In my A Game Per Year project, my goal has been to read one roleplaying game corebook for every year they’ve been published. However, I soon started to feel that it was hard to decipher how the games were really meant to be played. For this reason, I decided to start a parallel project, An Adventure Per Year, to read one roleplaying adventure for each year they’ve been published.
Anna Westerling’s Growing Up is another scenario from Jeepen.org but this time the themes and subject matter are radically different from before. The scenario is a faithful adaptation of the Jane Austen novel Sense and Sensibility.
It left me wondering what’s the difference between an adaptation and a licensed work. This scenario is an adaptation while the Dune, Dishonored and Fallout roleplaying games are licensed products.
I guess it comes down to the power dynamics between the designer and the IP holder. If the IP holder can police the work and demand changes so it fits within the larger vision for the property, it’s a licensed work. If the designer is free to work as they see fit, it’s an adaptation.
This means that it’s possible to make an adaptation of something that’s still within copyright. It just requires one of two things:
- A rights holder who gives the designer carte blanche. My impression is that this is what happened when Ville Vuorela made the excellent Stalker roleplaying game, adapted from the Strugatski brothers novel Roadside Picnic.
- You have enough leverage and power that you can effectively override whatever wishes the rights holder might have. This is probably more common in Hollywood than in roleplaying game design.

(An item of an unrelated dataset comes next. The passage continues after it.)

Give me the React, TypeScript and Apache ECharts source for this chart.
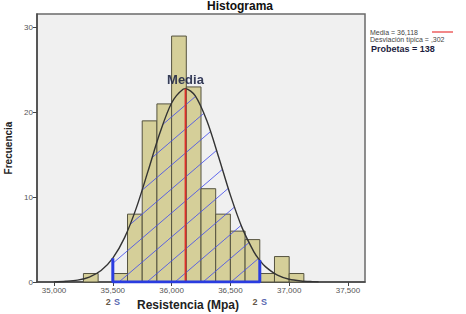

In the case of Growing Up, since Sense and Sensibility is long out of copyright, Anna Westerling is free to implement her own artistic vision as the designer. And she does, with excellent results.
The novel has been broken down into a series of scenes that are meant to be played fairly quickly as is typical in this style of design. They each distill some key aspect of the original novel from the perspective of the central characters. The core themes of love and money are examined through the characters of Elinor and Marianne as they seek to figure out their futures. Can you marry for love when the question of a fortune you can subsist on is so central?
Here the design serves the desired experience. With a few of the Jeepform scenarios you get the impression they were made to prove a point but this is clearly meant to be played.